Прокопий учил деревенского мальчика Мишу, сына травницы, резать и зашивать пациентов, объяснял, как человек устроен изнутри и снаружи.
Как же давно это было — умер давно святой воин, первый император шагнул из новой столицы прямо в легенды, его дочь устраивала пышные бесноватые балы, где женщин не отличить от мужчин.
А Гранин все еще топтал эту землю.
— Цыгане на нашей земле ведут себя смирно, — меж тем говорил Шишкин, — кому охота, чтобы хутор однажды спалили. Так что лошади в их таборе издалече. Ну а мы никому бумаг на кобыл предъявлять не обязаны, так что ты не думай, барин, хлопот с этим не будет.
Меньше всего Гранин сейчас думал о краденых лошадях, но притворялся, что слушает внимательно.
Над хутором поднимались сизые струйки дыма печей, здесь стояло всего несколько домов, зато огромных, возведенных из толстых сосновых бревен. В передней части большой избы обыкновенно жили люди, а в задней — коровы, курицы, овцы и кони.
Бойкий цыганенок едва не влетел под копыта лошади Шишкина, вытаращил глаза, бросил легкие деревянные салазки и припустил к домам, гортанно стрекоча что-то на своем языке.
Из ближней к краю избы вышел коренастый старик, приложил ко лбу руку козырьком, щурясь на солнце. Шишкин помахал ему — он хвастал, что приятельствует с цыганами, и Гранин не стал уточнять, какой же интерес свел их вместе.
Старик поспешил с высокого крыльца навстречу незваным гостям, следом за ним высыпали из дверей женщины в разноцветных платках, похожие на расписные игрушки, мужчины в мохнатых тулупах, дети, закутанные во что попало. Все они — черноглазые, кучерявые, смуглые — говорили громко и вразнобой.
Шишкин спешился первым, пошел навстречу старику, громко приветствуя его. Гранин так неловко сполз с лошади, что только и радовало: Саша Александровна в его сторону не смотрела, они с Семеновичем с любопытством разглядывали обитателей хутора.

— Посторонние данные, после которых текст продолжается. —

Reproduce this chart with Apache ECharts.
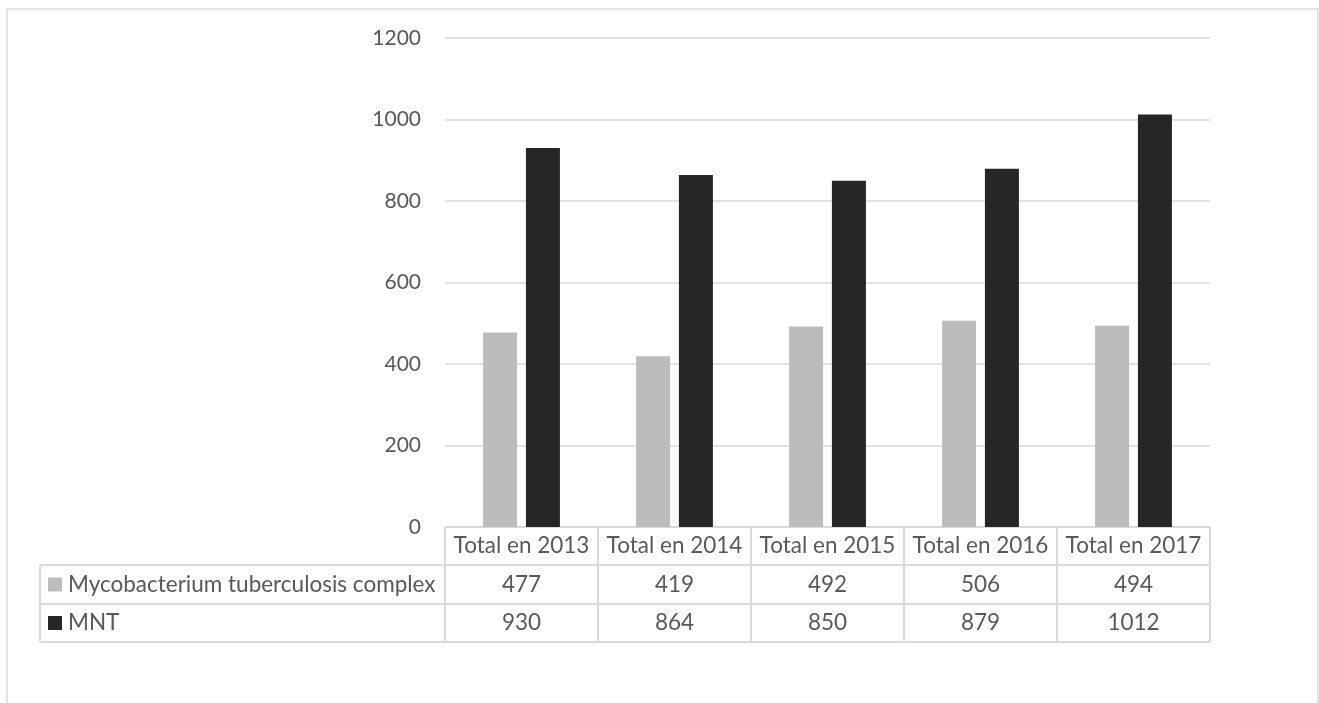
<!DOCTYPE html>
<html>
<head>
<meta charset="utf-8">
<script src="https://cdn.jsdelivr.net/npm/echarts@6/dist/echarts.min.js"></script>
<style>
html, body { margin: 0; padding: 0; background: #fff; }
#main { width: 1319px; height: 703px; }
</style>
</head>
<body>
<div id="main"></div>
<script>
var categories = ['Total en 2013', 'Total en 2014', 'Total en 2015', 'Total en 2016', 'Total en 2017'];
var seriesNames = ['Mycobacterium tuberculosis complex', 'MNT'];
var mtbValues = [477, 419, 492, 506, 494];
var mntValues = [930, 864, 850, 879, 1012];
var seriesColors = ['#bcbcbc', '#262626'];

var textColor = '#595959';
var lineColor = '#d9d9d9';
var fontFamily = 'Lato, "Liberation Sans", sans-serif';
var fontSize = 22.5;

var myChart = echarts.init(document.getElementById('main'));

var option = {
	animation : false,
	grid : {
		left : 445,
		right : 109,
		top : 38,
		bottom : 176
	},
	xAxis : {
		type : 'category',
		data : categories,
		axisLine : { show : false },
		axisTick : { show : false },
		axisLabel : { show : false }
	},
	yAxis : {
		type : 'value',
		min : 0,
		max : 1200,
		interval : 200,
		axisLabel : {
			color : textColor,
			fontSize : 21,
			fontFamily : fontFamily,
			margin : 24,
			formatter : function (v) { return String(v); }
		},
		splitLine : {
			lineStyle : { color : lineColor, width : 1.5 }
		}
	},
	series : [ {
		name : seriesNames[0],
		type : 'bar',
		data : mtbValues,
		barWidth : 34,
		barGap : '26%',
		itemStyle : { color : seriesColors[0] }
	}, {
		name : seriesNames[1],
		type : 'bar',
		data : mntValues,
		barWidth : 34,
		itemStyle : { color : seriesColors[1] }
	} ]
};
myChart.setOption(option);

// data table under the plot
function buildTable() {
	var g = [];
	var left = 445, right = 1210, tableLeft = 40;
	var colW = (right - left) / categories.length;
	var rowY = [527, 565, 604, 642];
	var lineStyle = { stroke : lineColor, lineWidth : 2 };
	var font = fontSize + 'px ' + fontFamily;

	// outer frame
	g.push({ type : 'rect', shape : { x : 7, y : 9, width : 1311, height : 710 },
		style : { fill : null, stroke : '#dcdcdc', lineWidth : 1.5 }, silent : true });

	// horizontal lines
	g.push({ type : 'line', shape : { x1 : left, y1 : rowY[0], x2 : right, y2 : rowY[0] }, style : lineStyle });
	for (var r = 1; r < rowY.length; r++) {
		g.push({ type : 'line', shape : { x1 : tableLeft, y1 : rowY[r], x2 : right, y2 : rowY[r] }, style : lineStyle });
	}
	// vertical lines
	g.push({ type : 'line', shape : { x1 : tableLeft, y1 : rowY[1], x2 : tableLeft, y2 : rowY[3] }, style : lineStyle });
	for (var c = 0; c <= categories.length; c++) {
		var x = left + c * colW;
		g.push({ type : 'line', shape : { x1 : x, y1 : rowY[0], x2 : x, y2 : rowY[3] }, style : lineStyle });
	}

	var rows = [categories, mtbValues, mntValues];
	for (var i = 0; i < categories.length; i++) {
		var cx = myChart.convertToPixel({ xAxisIndex : 0 }, i);
		for (var k = 0; k < rows.length; k++) {
			g.push({ type : 'text', x : cx, y : (rowY[k] + rowY[k + 1]) / 2,
				style : { text : String(rows[k][i]), fill : textColor, font : font,
					align : 'center', verticalAlign : 'middle' } });
		}
	}

	// legend keys + names in the first column
	for (var s = 0; s < seriesNames.length; s++) {
		var cy = (rowY[s + 1] + rowY[s + 2]) / 2;
		g.push({ type : 'rect', shape : { x : 48, y : cy - 7, width : 14, height : 14 },
			style : { fill : seriesColors[s] } });
		g.push({ type : 'text', x : 68, y : cy,
			style : { text : seriesNames[s], fill : textColor, font : font,
				align : 'left', verticalAlign : 'middle' } });
	}
	return g;
}

myChart.setOption({ graphic : buildTable() });
</script>
</body>
</html>
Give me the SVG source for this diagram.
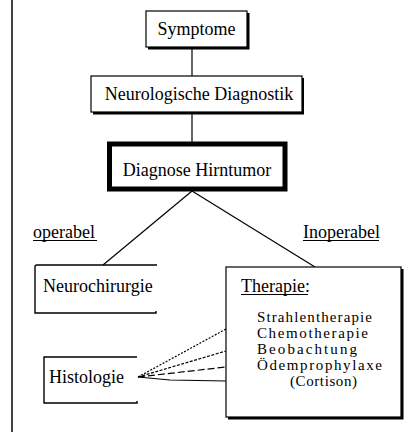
<svg xmlns="http://www.w3.org/2000/svg" width="412" height="432" viewBox="0 0 412 432">
<style>
text{font-family:"Liberation Serif","Times New Roman",serif;font-size:18px;fill:#000}
.it{font-size:15px}
.box{fill:#fff;stroke:#000;stroke-width:1.2}
.sh{fill:#000}
.ln{stroke:#000;stroke-width:1.2;fill:none}
.open{stroke:#000;stroke-width:1.4;fill:none}
</style>
<rect width="412" height="432" fill="#fff"/>
<line x1="12" y1="0" x2="12" y2="432" stroke="#000" stroke-width="1.5"/>
<g id="connectors">
<line class="ln" x1="192" y1="48" x2="192" y2="76"/>
<line class="ln" x1="192" y1="113" x2="192" y2="142"/>
<line class="ln" x1="192" y1="191" x2="103" y2="265"/>
<line class="ln" x1="192" y1="191" x2="315" y2="267"/>
<line class="ln" x1="138" y1="377" x2="226" y2="329" stroke-dasharray="2 1.5"/>
<line class="ln" x1="138" y1="377" x2="226" y2="351" stroke-dasharray="3 1.5"/>
<line class="ln" x1="138" y1="377" x2="226" y2="367" stroke-dasharray="7 3"/>
<polyline class="ln" points="138,377 170,380 226,381"/>
</g>
<g id="symptome">
<rect class="sh" x="148" y="13" width="101.5" height="36.5"/>
<rect class="box" x="146" y="11" width="101" height="36"/>
<text x="196.5" y="35" text-anchor="middle">Symptome</text>
</g>
<g id="neuro-diagnostik">
<rect class="sh" x="93" y="78" width="211" height="36.5"/>
<rect class="box" x="91" y="76" width="211" height="36"/>
<text x="199" y="100" text-anchor="middle">Neurologische Diagnostik</text>
</g>
<g id="diagnose">
<rect x="109.5" y="144" width="175.5" height="45" fill="#fff" stroke="#000" stroke-width="5"/>
<text x="197" y="176" text-anchor="middle">Diagnose Hirntumor</text>
</g>
<g id="label-operabel">
<text x="33" y="238">operabel</text>
<line x1="33" y1="240.5" x2="97" y2="240.5" stroke="#000" stroke-width="1"/>
</g>
<g id="label-inoperabel">
<text x="303" y="238">Inoperabel</text>
<line x1="303" y1="240.5" x2="379" y2="240.5" stroke="#000" stroke-width="1"/>
</g>
<g id="neurochirurgie">
<path class="open" d="M157,265 H37 Q35,265 35,267 V313 H156 V311"/>
<text x="43" y="292">Neurochirurgie</text>
</g>
<g id="therapie">
<rect class="sh" x="228" y="269" width="175.5" height="150.5"/>
<rect class="box" x="226" y="267" width="175" height="150"/>
<text x="241" y="292">Therapie:</text>
<line x1="241" y1="294.5" x2="308" y2="294.5" stroke="#000" stroke-width="1"/>
<text class="it" x="257" y="322" textLength="115" lengthAdjust="spacing">Strahlentherapie</text>
<text class="it" x="257" y="338" textLength="111" lengthAdjust="spacing">Chemotherapie</text>
<text class="it" x="257" y="354" textLength="100" lengthAdjust="spacing">Beobachtung</text>
<text class="it" x="257" y="370" textLength="125" lengthAdjust="spacing">Ödemprophylaxe</text>
<text class="it" x="290" y="386" textLength="67" lengthAdjust="spacing">(Cortison)</text>
</g>
<g id="histologie">
<path class="open" d="M137,357 H44 V403 H137 V401"/>
<text x="49" y="383">Histologie</text>
</g>
</svg>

Однако стоило Гранину сделать шаг вперед, как высокая старая цыганка что-то закричала от плетня дальнего дома, а потом двинулась наперерез с явно недобрыми намерениями.
Все смотрели только на старуху, и в наступившей тишине раздался ее резкий сердитый голос:
— Стой, барин, стой. Тебе не рады у нас, — а потом она снова заголосила что-то на своем наречии.
Саша Александровна обернулась на Гранина, хмуря густые черные брови. Угольные глаза яростно сверкали.
— Вы идите, — торопливо сказал Гранин Шишкину, — я вас нагоню. Это… суеверия просто местные.
— Да как же мы вас тут бросим, — воскликнула Саша Александровна с запалом.
Семенович неуверенно закрутил головой, видно было, что такая нежданная встреча его развеселила, но и барышне он противоречить не хочет. Гранин похлопал его по плечу, негромко приговаривая специально для нее:
— Ступайте, голубчик, ступайте. Я скоро. Это же не нападение лиходеев, всего лишь вздорная кликуша.
Снова заговорили разом все цыгане, указывая на Гранина.
Старуха была уже совсем близко, седые лохмы развевались, длинная юбка путалась под ногами, платок сбился.
— Идите же, — нетерпеливо взмолился Гранин и даже подтолкнул Семеновича.
Саша Александровна неохотно последовала за Шишкиным, то и дело оглядываясь, кусая губы, тревожась.
Что же, она его совсем немощным считает? Думает, даже от старушки Гранин отбиться не сможет?
— Тебе не рады у нас, — повторила меж тем древняя цыганка, остановившись в нескольких шагах от него.
Остальные обитатели хутора держались подальше, будто у Гранина была проказа.
— Я же не нарочно, — мягко ответил он, — я не хотел этого.
— Все готовы на что угодно, чтобы вернуть себе молодость, — недоверчиво произнесла старуха.
Он молчал, осененный пониманием, что нежданное и непрошеное проклятие обернулось чудным даром. И снова можно было дышать полной грудью, и не болела спина, и не ныли суставы. У Гранина даже появились планы — построить каменную конюшню и мастерскую. Он хотел увидеть весну и посеять горох и капусту. Хорошо было и в усадьбе, где все относились по-доброму и обращались с ним свободно, будто он был давним знакомым.
В тишине флигеля так легко было забыть о проклятии, а в беседах с живой и веселой Сашей Александровной — о канцлере и страшном Драго Ружа.